Duke Energy completed the sale of its unregulated utility-scale Commercial Renewables business to Brookfield.
The company will use the proceeds from the transaction to strengthen its balance sheet and avoid additional holding company debt issuances. This, in turn, will allow the company to focus on the growth of its regulated businesses. This focus includes investments to enhance grid reliability and help incorporate over 30,000 megawatts of regulated renewable energy into its system by 2035.
“The completion of this sale marks the final step in our transition to a fully regulated utility,” Lynn Good, Duke Energy chair, president, and CEO, said. “As we work to address the growing needs of our customers in our regulated jurisdictions, we will continue investing in cleaner energy resources and significant grid enhancements that will deliver value and energy resiliency to our customers and stakeholders.”
The primary operations of the Commercial Renewables business will remain in Charlotte, N.C. The Duke Energy employees that support the business will transition over to Brookfield to maintain business continuity for its operations and customers.

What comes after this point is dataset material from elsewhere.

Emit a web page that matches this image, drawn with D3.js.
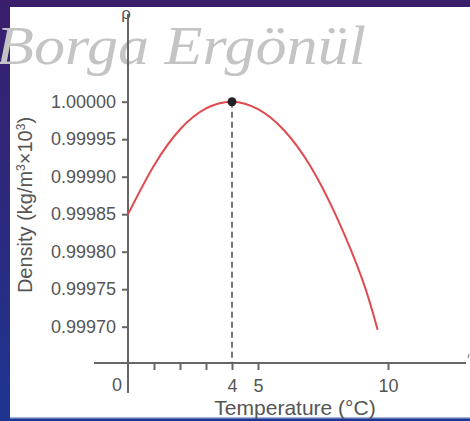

Morgan Stanley and Wells Fargo Securities are serving as financial advisors to Duke Energy for this transaction. Further, Skadden, Arps, Slate, Meagher & Flom is serving as legal counsel to Duke Energy.
The sale agreement was previously announced on June 12, 2023.
Duke Energy, based in Charlotte, serves 8.2 million customers in North Carolina, South Carolina, Florida, Indiana, Ohio, and Kentucky. Its natural gas unit serves 1.6 million customers in North Carolina, South Carolina, Tennessee, Ohio, and Kentucky.